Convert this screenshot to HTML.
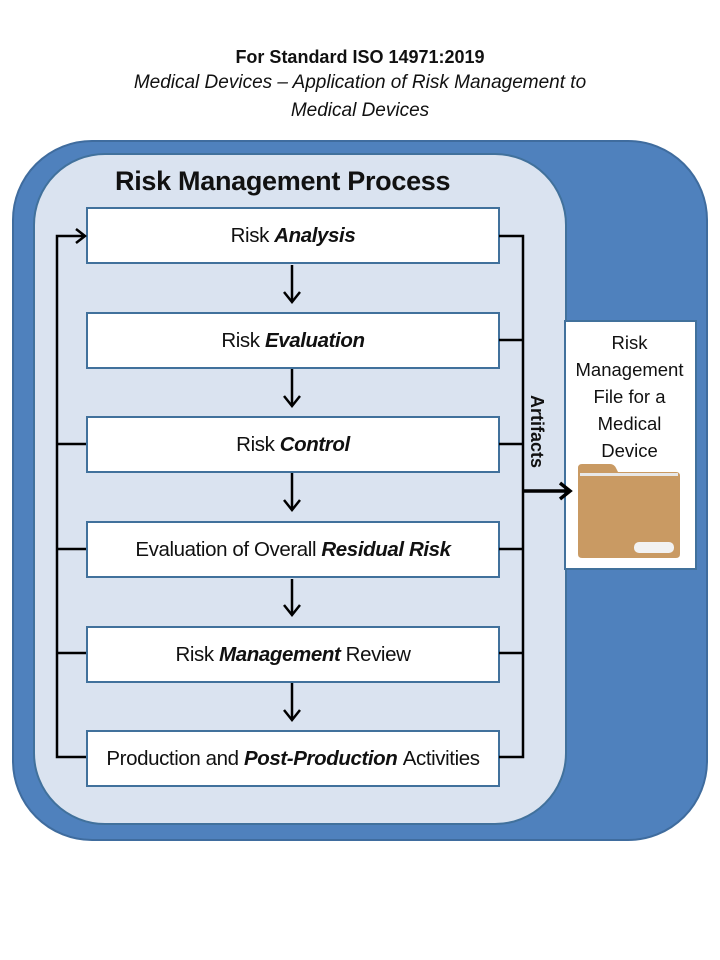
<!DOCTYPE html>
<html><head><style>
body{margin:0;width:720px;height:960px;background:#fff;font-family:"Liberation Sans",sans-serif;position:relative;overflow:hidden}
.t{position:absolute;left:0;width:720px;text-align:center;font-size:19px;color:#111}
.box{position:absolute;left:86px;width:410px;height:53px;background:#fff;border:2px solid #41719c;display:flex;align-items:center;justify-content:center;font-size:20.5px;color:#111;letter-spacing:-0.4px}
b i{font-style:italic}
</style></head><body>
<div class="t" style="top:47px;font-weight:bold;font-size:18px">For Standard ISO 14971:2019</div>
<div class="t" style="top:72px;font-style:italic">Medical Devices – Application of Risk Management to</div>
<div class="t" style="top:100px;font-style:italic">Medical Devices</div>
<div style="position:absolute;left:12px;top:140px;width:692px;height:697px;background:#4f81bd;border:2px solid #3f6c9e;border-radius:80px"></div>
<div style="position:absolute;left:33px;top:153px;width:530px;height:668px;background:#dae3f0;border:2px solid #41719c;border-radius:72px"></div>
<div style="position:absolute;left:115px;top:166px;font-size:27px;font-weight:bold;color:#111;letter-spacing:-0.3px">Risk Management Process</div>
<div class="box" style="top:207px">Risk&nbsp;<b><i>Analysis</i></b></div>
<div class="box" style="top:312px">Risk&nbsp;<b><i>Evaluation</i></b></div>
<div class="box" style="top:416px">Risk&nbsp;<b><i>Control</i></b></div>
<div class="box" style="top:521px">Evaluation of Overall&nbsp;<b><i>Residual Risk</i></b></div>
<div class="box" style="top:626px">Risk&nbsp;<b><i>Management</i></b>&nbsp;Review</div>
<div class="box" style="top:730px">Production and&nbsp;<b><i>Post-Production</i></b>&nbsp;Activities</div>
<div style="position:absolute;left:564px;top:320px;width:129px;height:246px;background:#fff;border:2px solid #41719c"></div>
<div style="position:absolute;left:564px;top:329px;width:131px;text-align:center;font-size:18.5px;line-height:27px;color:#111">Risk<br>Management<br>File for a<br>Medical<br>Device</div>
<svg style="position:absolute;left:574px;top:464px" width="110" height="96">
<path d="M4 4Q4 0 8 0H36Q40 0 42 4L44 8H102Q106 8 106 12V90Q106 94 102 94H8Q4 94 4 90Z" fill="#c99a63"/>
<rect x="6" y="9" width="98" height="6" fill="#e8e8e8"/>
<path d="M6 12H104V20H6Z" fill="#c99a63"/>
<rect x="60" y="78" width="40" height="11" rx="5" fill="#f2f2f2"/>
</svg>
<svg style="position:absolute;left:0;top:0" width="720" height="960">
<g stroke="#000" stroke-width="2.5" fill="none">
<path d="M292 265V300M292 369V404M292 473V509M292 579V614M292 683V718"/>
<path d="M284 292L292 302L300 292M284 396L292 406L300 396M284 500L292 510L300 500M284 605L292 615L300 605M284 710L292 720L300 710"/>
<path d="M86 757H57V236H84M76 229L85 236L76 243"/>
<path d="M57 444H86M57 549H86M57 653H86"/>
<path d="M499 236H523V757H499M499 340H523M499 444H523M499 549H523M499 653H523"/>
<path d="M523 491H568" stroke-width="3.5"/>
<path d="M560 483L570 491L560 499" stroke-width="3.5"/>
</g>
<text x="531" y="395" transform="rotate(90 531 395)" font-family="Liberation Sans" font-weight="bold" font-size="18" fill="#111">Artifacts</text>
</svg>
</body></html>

::::::::::

- Short exercise:
Leave out the pictures and copy the rest of the material above exactly.

- Reply to the task:
Convert this screenshot to HTML.
<!DOCTYPE html>
<html><head><style>
body{margin:0;width:720px;height:960px;background:#fff;font-family:"Liberation Sans",sans-serif;position:relative;overflow:hidden}
.t{position:absolute;left:0;width:720px;text-align:center;font-size:19px;color:#111}
.box{position:absolute;left:86px;width:410px;height:53px;background:#fff;border:2px solid #41719c;display:flex;align-items:center;justify-content:center;font-size:20.5px;color:#111;letter-spacing:-0.4px}
b i{font-style:italic}
</style></head><body>
<div class="t" style="top:47px;font-weight:bold;font-size:18px">For Standard ISO 14971:2019</div>
<div class="t" style="top:72px;font-style:italic">Medical Devices – Application of Risk Management to</div>
<div class="t" style="top:100px;font-style:italic">Medical Devices</div>
<div style="position:absolute;left:12px;top:140px;width:692px;height:697px;background:#4f81bd;border:2px solid #3f6c9e;border-radius:80px"></div>
<div style="position:absolute;left:33px;top:153px;width:530px;height:668px;background:#dae3f0;border:2px solid #41719c;border-radius:72px"></div>
<div style="position:absolute;left:115px;top:166px;font-size:27px;font-weight:bold;color:#111;letter-spacing:-0.3px">Risk Management Process</div>
<div class="box" style="top:207px">Risk&nbsp;<b><i>Analysis</i></b></div>
<div class="box" style="top:312px">Risk&nbsp;<b><i>Evaluation</i></b></div>
<div class="box" style="top:416px">Risk&nbsp;<b><i>Control</i></b></div>
<div class="box" style="top:521px">Evaluation of Overall&nbsp;<b><i>Residual Risk</i></b></div>
<div class="box" style="top:626px">Risk&nbsp;<b><i>Management</i></b>&nbsp;Review</div>
<div class="box" style="top:730px">Production and&nbsp;<b><i>Post-Production</i></b>&nbsp;Activities</div>
<div style="position:absolute;left:564px;top:320px;width:129px;height:246px;background:#fff;border:2px solid #41719c"></div>
<div style="position:absolute;left:564px;top:329px;width:131px;text-align:center;font-size:18.5px;line-height:27px;color:#111">Risk<br>Management<br>File for a<br>Medical<br>Device</div>
<svg style="position:absolute;left:574px;top:464px" width="110" height="96">
<path d="M4 4Q4 0 8 0H36Q40 0 42 4L44 8H102Q106 8 106 12V90Q106 94 102 94H8Q4 94 4 90Z" fill="#c99a63"/>
<rect x="6" y="9" width="98" height="6" fill="#e8e8e8"/>
<path d="M6 12H104V20H6Z" fill="#c99a63"/>
<rect x="60" y="78" width="40" height="11" rx="5" fill="#f2f2f2"/>
</svg>
<svg style="position:absolute;left:0;top:0" width="720" height="960">
<g stroke="#000" stroke-width="2.5" fill="none">
<path d="M292 265V300M292 369V404M292 473V509M292 579V614M292 683V718"/>
<path d="M284 292L292 302L300 292M284 396L292 406L300 396M284 500L292 510L300 500M284 605L292 615L300 605M284 710L292 720L300 710"/>
<path d="M86 757H57V236H84M76 229L85 236L76 243"/>
<path d="M57 444H86M57 549H86M57 653H86"/>
<path d="M499 236H523V757H499M499 340H523M499 444H523M499 549H523M499 653H523"/>
<path d="M523 491H568" stroke-width="3.5"/>
<path d="M560 483L570 491L560 499" stroke-width="3.5"/>
</g>
<text x="531" y="395" transform="rotate(90 531 395)" font-family="Liberation Sans" font-weight="bold" font-size="18" fill="#111">Artifacts</text>
</svg>
</body></html>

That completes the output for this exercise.